People who are designing message interchange frameworks that might need to become Internet-scale should consider this, and be careful of architectures that don't fall into one of these two baskets, because nothing else has yet been shown to work.
What about DNS? I don't think that one can generalize DNS into one of those two baskets, but it certainly scaled to Internet size.
I suppose one could argue that DNS follows a Post-and-Poll messaging framework, but then you have to ignore SOA and the hierarchy of .tld's and such. So, if DNS can be generalized into a "Post-and-Poll" style messaging framework, then an internal combustion engine could, too.
Comments
From the original [with my comments intertwined]:
"post-and-poll, scales up too. It works like this: I post some data [hostname] which contains either messages or message pointers to a public place[IP address], and you poll [nslookup] periodically [TTL] to see what’s new"

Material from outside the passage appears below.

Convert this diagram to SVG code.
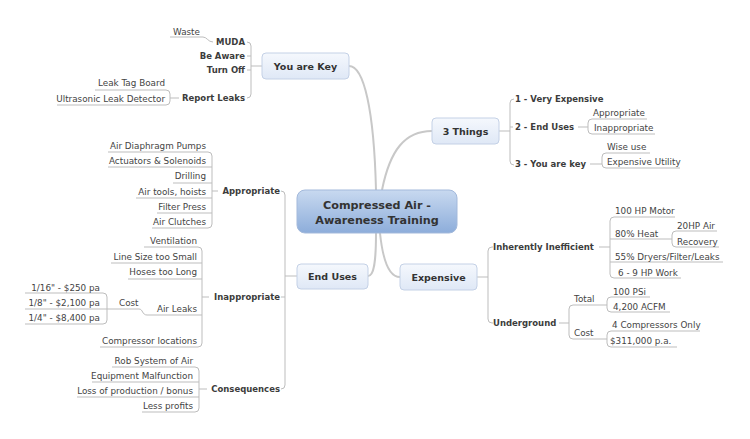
<svg xmlns="http://www.w3.org/2000/svg" width="750" height="439" viewBox="0 0 750 439">
<defs>
<linearGradient id="gMain" x1="0" y1="0" x2="0" y2="1"><stop offset="0" stop-color="#c8d9f0"/><stop offset="1" stop-color="#8dadda"/></linearGradient>
<linearGradient id="gBox" x1="0" y1="0" x2="0" y2="1"><stop offset="0" stop-color="#f5f8fd"/><stop offset="1" stop-color="#dfe8f6"/></linearGradient>
</defs>
<style>
text{font-family:"DejaVu Sans",Verdana,sans-serif}
.c{font-size:11.2px;font-weight:bold;fill:#333;text-anchor:middle}
.bt{font-size:9.5px;font-weight:bold;fill:#333;text-anchor:middle}
.s{font-size:8.5px;font-weight:bold;fill:#3c3c3c}
.l{font-size:8.8px;fill:#444}
.e{text-anchor:end}
.box{fill:url(#gBox);stroke:#c4d1e6;stroke-width:1}
.main{fill:url(#gMain);stroke:#a3b9db;stroke-width:1}
.ln{fill:none;stroke:#bdbdbd;stroke-width:1}
.mc{fill:none;stroke:#c8c8c8;stroke-width:2}
</style>
<rect width="750" height="439" fill="#fff"/>
<g id="connectors">
<path class="mc" d="M349,66 C364,66 374,110 376,190"/>
<path class="mc" d="M382,190 C390,150 405,131 432,131"/>
<path class="mc" d="M376,233 C376,262 374,276 368,276"/>
<path class="mc" d="M380,233 C383,262 390,277 400,277"/>
<path class="ln" d="M247,42 Q251,42 251,46 V94 Q251,98 247,98 M247,56 H251 M247,70 H251 M251,66 H262"/>
<path class="ln" d="M170,37 H203 C207,37 208,42 213,42"/>
<path class="ln" d="M95,90 H166 Q170,90 170,94 V101 Q170,105 166,105 H57 M170,98 H179"/>
<path class="ln" d="M281,191 Q285,191 285,195 V385 Q285,389 281,389 M281,297 H285 M285,276 H297"/>
<path class="ln" d="M108,152 H208 Q212,152 212,156 V224 Q212,228 208,228 H152 M108,167 H212 M173,183 H212 M136,198 H212 M157,213 H212 M212,191 H218"/>
<path class="ln" d="M144,247 H198 Q202,247 202,251 V343 Q202,347 198,347 H100 M111,263 H202 M128,279 H202 M147,315 H202 M202,297 H209"/>
<path class="ln" d="M25,293 H103 Q107,293 107,297 V320 Q107,324 103,324 H25 M25,309 H139 C143,309 142,315 147,315"/>
<path class="ln" d="M112,367 H195 Q199,367 199,371 V408 Q199,412 195,412 H142 M92,382 H199 M77,397 H199 M199,389 H207"/>
<path class="ln" d="M499,131 H510 M514,99 Q510,99 510,103 V161 Q510,165 514,165 M510,127 H513"/>
<path class="ln" d="M647,119 H592 Q588,119 588,123 V130 Q588,134 592,134 H655 M578,127 H588"/>
<path class="ln" d="M650,153 H606 Q602,153 602,157 V164 Q602,168 606,168 H680 M590,164 H602"/>
<path class="ln" d="M477,277 H488 M493,247 H492 Q488,247 488,251 V319 Q488,323 492,323 H493"/>
<path class="ln" d="M675,217 H614 Q610,217 610,221 V274 Q610,278 614,278 H681 M610,239 H672 M610,262 H723 M599,247 H610"/>
<path class="ln" d="M717,231 H676 Q672,231 672,235 V243 Q672,247 676,247 H719"/>
<path class="ln" d="M607,305 H573 Q569,305 569,309 V335 Q569,339 573,339 H607 M559,323 H569"/>
<path class="ln" d="M650,297 H611 Q607,297 607,301 V308 Q607,312 611,312 H670"/>
<path class="ln" d="M700,331 H611 Q607,331 607,335 V343 Q607,347 611,347 H677"/>
</g>
<g id="central"><rect class="main" x="297" y="190" width="160" height="43" rx="8"/><text class="c" x="377" y="209">Compressed Air -</text><text class="c" x="377" y="223.5">Awareness Training</text></g>
<g id="you-are-key"><rect class="box" x="262" y="53" width="87" height="26" rx="4"/><text class="bt" x="305.5" y="69.5">You are Key</text></g>
<g id="muda"><text class="s e" x="245" y="45">MUDA</text></g>
<g id="waste"><text class="l" x="173" y="35">Waste</text></g>
<g id="be-aware"><text class="s e" x="245" y="59">Be Aware</text></g>
<g id="turn-off"><text class="s e" x="245" y="73">Turn Off</text></g>
<g id="report-leaks"><text class="s e" x="245" y="101">Report Leaks</text></g>
<g id="leak-tag"><text class="l e" x="165" y="86">Leak Tag Board</text></g>
<g id="ultrasonic"><text class="l e" x="165" y="101.5">Ultrasonic Leak Detector</text></g>
<g id="three-things"><rect class="box" x="432" y="118" width="67" height="26" rx="4"/><text class="bt" x="465.5" y="134.5">3 Things</text></g>
<g id="t1"><text class="s" x="515" y="102">1 - Very Expensive</text></g>
<g id="t2"><text class="s" x="515" y="130">2 - End Uses</text></g>
<g id="t2a"><text class="l" x="593" y="116">Appropriate</text></g>
<g id="t2b"><text class="l" x="594" y="131">Inappropriate</text></g>
<g id="t3"><text class="s" x="515" y="167">3 - You are key</text></g>
<g id="t3a"><text class="l" x="607" y="150">Wise use</text></g>
<g id="t3b"><text class="l" x="607" y="165">Expensive Utility</text></g>
<g id="end-uses"><rect class="box" x="297" y="264" width="71" height="25" rx="4"/><text class="bt" x="332.5" y="280">End Uses</text></g>
<g id="appropriate"><text class="s e" x="280" y="194">Appropriate</text></g>
<g id="a1"><text class="l e" x="206" y="149">Air Diaphragm Pumps</text></g>
<g id="a2"><text class="l e" x="206" y="164">Actuators &amp; Solenoids</text></g>
<g id="a3"><text class="l e" x="206" y="179">Drilling</text></g>
<g id="a4"><text class="l e" x="206" y="195">Air tools, hoists</text></g>
<g id="a5"><text class="l e" x="206" y="210">Filter Press</text></g>
<g id="a6"><text class="l e" x="206" y="225">Air Clutches</text></g>
<g id="inappropriate"><text class="s e" x="280" y="300">Inappropriate</text></g>
<g id="i1"><text class="l e" x="197" y="244">Ventilation</text></g>
<g id="i2"><text class="l e" x="197" y="260">Line Size too Small</text></g>
<g id="i3"><text class="l e" x="197" y="275">Hoses too Long</text></g>
<g id="i4"><text class="l e" x="197" y="312">Air Leaks</text></g>
<g id="cost-l"><text class="l" x="119" y="306">Cost</text></g>
<g id="c1"><text class="l e" x="100" y="291">1/16" - $250 pa</text></g>
<g id="c2"><text class="l e" x="100" y="306">1/8" - $2,100 pa</text></g>
<g id="c3"><text class="l e" x="100" y="321">1/4" - $8,400 pa</text></g>
<g id="i5"><text class="l e" x="197" y="344">Compressor locations</text></g>
<g id="consequences"><text class="s e" x="280" y="392">Consequences</text></g>
<g id="q1"><text class="l e" x="193" y="364">Rob System of Air</text></g>
<g id="q2"><text class="l e" x="193" y="379">Equipment Malfunction</text></g>
<g id="q3"><text class="l e" x="193" y="394">Loss of production / bonus</text></g>
<g id="q4"><text class="l e" x="193" y="409">Less profits</text></g>
<g id="expensive"><rect class="box" x="400" y="264" width="77" height="26" rx="4"/><text class="bt" x="438.5" y="280.5">Expensive</text></g>
<g id="inefficient"><text class="s" x="493" y="250">Inherently Inefficient</text></g>
<g id="e1"><text class="l" x="615" y="214">100 HP Motor</text></g>
<g id="e2"><text class="l" x="615" y="237">80% Heat</text></g>
<g id="e2a"><text class="l" x="677" y="229">20HP Air</text></g>
<g id="e2b"><text class="l" x="677" y="245">Recovery</text></g>
<g id="e3"><text class="l" x="615" y="260">55% Dryers/Filter/Leaks</text></g>
<g id="e4"><text class="l" x="618" y="276">6 - 9 HP Work</text></g>
<g id="underground"><text class="s" x="493" y="326">Underground</text></g>
<g id="total"><text class="l" x="574" y="302">Total</text></g>
<g id="u1"><text class="l" x="613" y="295">100 PSi</text></g>
<g id="u2"><text class="l" x="613" y="310">4,200 ACFM</text></g>
<g id="cost-r"><text class="l" x="574" y="336">Cost</text></g>
<g id="u3"><text class="l" x="612" y="328">4 Compressors Only</text></g>
<g id="u4"><text class="l" x="610" y="344">$311,000 p.a.</text></g>
</svg>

How in the world would that NOT fit DNS?
The engine periodically "polls" the "tank" for "gasoline" and "posts" it into the cylinders for use.
How in the world would that NOT fit INTERNAL COMBUSTION ENGINES?
[One of] My point[s] is this, at some level of "abstraction", anything could be modified to fit the "post-pull" messaging system.
Don't Let Architecture Astronauts Scare You
DNS cannot be generalized into a simple post-pull messaging framework.